:: STATED TASK ::
Leaving out every picture, quote the data below exactly as it appears.

§ §

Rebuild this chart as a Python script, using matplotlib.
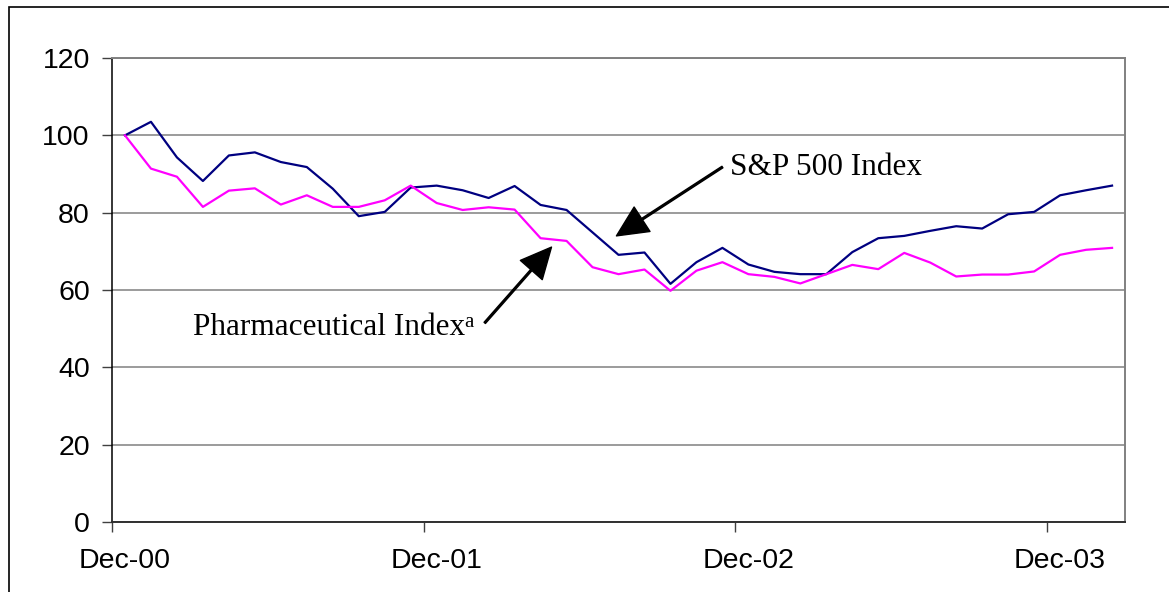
import pandas as pd
import matplotlib.pyplot as plt
from matplotlib.patches import Rectangle

# Monthly index levels, Dec-00 = 100
months = pd.date_range('2000-12-01', periods=39, freq='MS')
sp500 = [100, 103.5, 94.3, 88.2, 94.8, 95.6, 93.1, 91.8, 86.2, 79.1,
         80.2, 86.5, 87.0, 85.8, 83.8, 86.9, 82.0, 80.7, 74.9, 69.1,
         69.7, 61.6, 67.2, 70.9, 66.6, 64.7, 64.1, 64.1, 69.8, 73.4,
         74.0, 75.3, 76.5, 75.9, 79.6, 80.2, 84.5, 85.8, 87.0]
pharma = [100, 91.4, 89.3, 81.5, 85.7, 86.3, 82.1, 84.5, 81.5, 81.5,
          83.2, 87.0, 82.5, 80.7, 81.4, 80.8, 73.4, 72.7, 65.9, 64.1,
          65.3, 59.8, 65.0, 67.2, 64.1, 63.4, 61.7, 64.1, 66.5, 65.4,
          69.6, 67.1, 63.5, 64.0, 64.0, 64.8, 69.1, 70.4, 70.9]

sans = 'Liberation Sans'
serif = 'Liberation Serif'

fig = plt.figure(figsize=(11.69, 5.92), dpi=100)
ax = fig.add_axes([0.0958, 0.1182, 0.8666, 0.7838])

x = list(range(len(months)))
ax.plot(x, sp500, color='#000080', lw=1.6, zorder=3)
ax.plot(x, pharma, color='#FF00FF', lw=1.6, zorder=3)

ax.set_xlim(-0.5, len(months) - 0.5)
ax.set_ylim(0, 120)

# y axis: gridlines every 20
ax.set_yticks(range(0, 121, 20))
ax.yaxis.grid(True, color='#808080', lw=1.1)
ax.set_axisbelow(True)
ax.tick_params(axis='y', length=7, width=1, color='#404040', pad=9,
               labelsize=20.5)

# x axis: ticks between categories, labels every December
dec_idx = [i for i, m in enumerate(months) if m.month == 12]
ax.set_xticks([i - 0.5 for i in dec_idx])
ax.set_xticklabels([])
ax.set_xticks(dec_idx, minor=True)
ax.set_xticklabels([months[i].strftime('%b-%y') for i in dec_idx], minor=True)
ax.tick_params(axis='x', which='major', length=7, width=1, color='#404040')
ax.tick_params(axis='x', which='minor', length=0, pad=19, labelsize=20.5)

for lab in ax.get_xticklabels(minor=True) + ax.get_yticklabels():
    lab.set_fontfamily(sans)

ax.spines['left'].set_color('black')
ax.spines['left'].set_linewidth(1.1)
ax.spines['bottom'].set_color('#303030')
ax.spines['bottom'].set_linewidth(1.4)
ax.spines['right'].set_color('#808080')
ax.spines['right'].set_linewidth(1.4)
ax.spines['top'].set_color('#808080')
ax.spines['top'].set_linewidth(1.4)

# callout labels
arrow = dict(facecolor='black', edgecolor='black', width=1.3,
             headwidth=21, headlength=22, shrink=0)
ax.annotate('', xy=(18.92, 74.0), xytext=(23.0, 91.8), arrowprops=arrow)
ax.text(23.3, 91.7, 'S&P 500 Index', fontsize=22.5, fontfamily=serif,
        va='center', ha='left')

ax.annotate('', xy=(16.42, 71.1), xytext=(13.85, 51.5), arrowprops=arrow)
ph = ax.text(13.08, 50.2, 'Pharmaceutical Index', fontsize=22.5,
             fontfamily=serif, va='center', ha='right')
ax.annotate('a', xy=(1.0, 0.7), xycoords=ph, fontsize=15, fontfamily=serif,
            va='center', ha='left')

# outer frame
fig.patches.append(Rectangle((9 / 1169, -0.1), 1.2, 1.1 - 7 / 592,
                             transform=fig.transFigure, fill=False,
                             edgecolor='black', lw=1.2))

fig.savefig('out.png', dpi=100)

§ §

:: CORRECT ANSWER ::
Rebuild this chart as a Python script, using matplotlib.
import pandas as pd
import matplotlib.pyplot as plt
from matplotlib.patches import Rectangle

# Monthly index levels, Dec-00 = 100
months = pd.date_range('2000-12-01', periods=39, freq='MS')
sp500 = [100, 103.5, 94.3, 88.2, 94.8, 95.6, 93.1, 91.8, 86.2, 79.1,
         80.2, 86.5, 87.0, 85.8, 83.8, 86.9, 82.0, 80.7, 74.9, 69.1,
         69.7, 61.6, 67.2, 70.9, 66.6, 64.7, 64.1, 64.1, 69.8, 73.4,
         74.0, 75.3, 76.5, 75.9, 79.6, 80.2, 84.5, 85.8, 87.0]
pharma = [100, 91.4, 89.3, 81.5, 85.7, 86.3, 82.1, 84.5, 81.5, 81.5,
          83.2, 87.0, 82.5, 80.7, 81.4, 80.8, 73.4, 72.7, 65.9, 64.1,
          65.3, 59.8, 65.0, 67.2, 64.1, 63.4, 61.7, 64.1, 66.5, 65.4,
          69.6, 67.1, 63.5, 64.0, 64.0, 64.8, 69.1, 70.4, 70.9]

sans = 'Liberation Sans'
serif = 'Liberation Serif'

fig = plt.figure(figsize=(11.69, 5.92), dpi=100)
ax = fig.add_axes([0.0958, 0.1182, 0.8666, 0.7838])

x = list(range(len(months)))
ax.plot(x, sp500, color='#000080', lw=1.6, zorder=3)
ax.plot(x, pharma, color='#FF00FF', lw=1.6, zorder=3)

ax.set_xlim(-0.5, len(months) - 0.5)
ax.set_ylim(0, 120)

# y axis: gridlines every 20
ax.set_yticks(range(0, 121, 20))
ax.yaxis.grid(True, color='#808080', lw=1.1)
ax.set_axisbelow(True)
ax.tick_params(axis='y', length=7, width=1, color='#404040', pad=9,
               labelsize=20.5)

# x axis: ticks between categories, labels every December
dec_idx = [i for i, m in enumerate(months) if m.month == 12]
ax.set_xticks([i - 0.5 for i in dec_idx])
ax.set_xticklabels([])
ax.set_xticks(dec_idx, minor=True)
ax.set_xticklabels([months[i].strftime('%b-%y') for i in dec_idx], minor=True)
ax.tick_params(axis='x', which='major', length=7, width=1, color='#404040')
ax.tick_params(axis='x', which='minor', length=0, pad=19, labelsize=20.5)

for lab in ax.get_xticklabels(minor=True) + ax.get_yticklabels():
    lab.set_fontfamily(sans)

ax.spines['left'].set_color('black')
ax.spines['left'].set_linewidth(1.1)
ax.spines['bottom'].set_color('#303030')
ax.spines['bottom'].set_linewidth(1.4)
ax.spines['right'].set_color('#808080')
ax.spines['right'].set_linewidth(1.4)
ax.spines['top'].set_color('#808080')
ax.spines['top'].set_linewidth(1.4)

# callout labels
arrow = dict(facecolor='black', edgecolor='black', width=1.3,
             headwidth=21, headlength=22, shrink=0)
ax.annotate('', xy=(18.92, 74.0), xytext=(23.0, 91.8), arrowprops=arrow)
ax.text(23.3, 91.7, 'S&P 500 Index', fontsize=22.5, fontfamily=serif,
        va='center', ha='left')

ax.annotate('', xy=(16.42, 71.1), xytext=(13.85, 51.5), arrowprops=arrow)
ph = ax.text(13.08, 50.2, 'Pharmaceutical Index', fontsize=22.5,
             fontfamily=serif, va='center', ha='right')
ax.annotate('a', xy=(1.0, 0.7), xycoords=ph, fontsize=15, fontfamily=serif,
            va='center', ha='left')

# outer frame
fig.patches.append(Rectangle((9 / 1169, -0.1), 1.2, 1.1 - 7 / 592,
                             transform=fig.transFigure, fill=False,
                             edgecolor='black', lw=1.2))

fig.savefig('out.png', dpi=100)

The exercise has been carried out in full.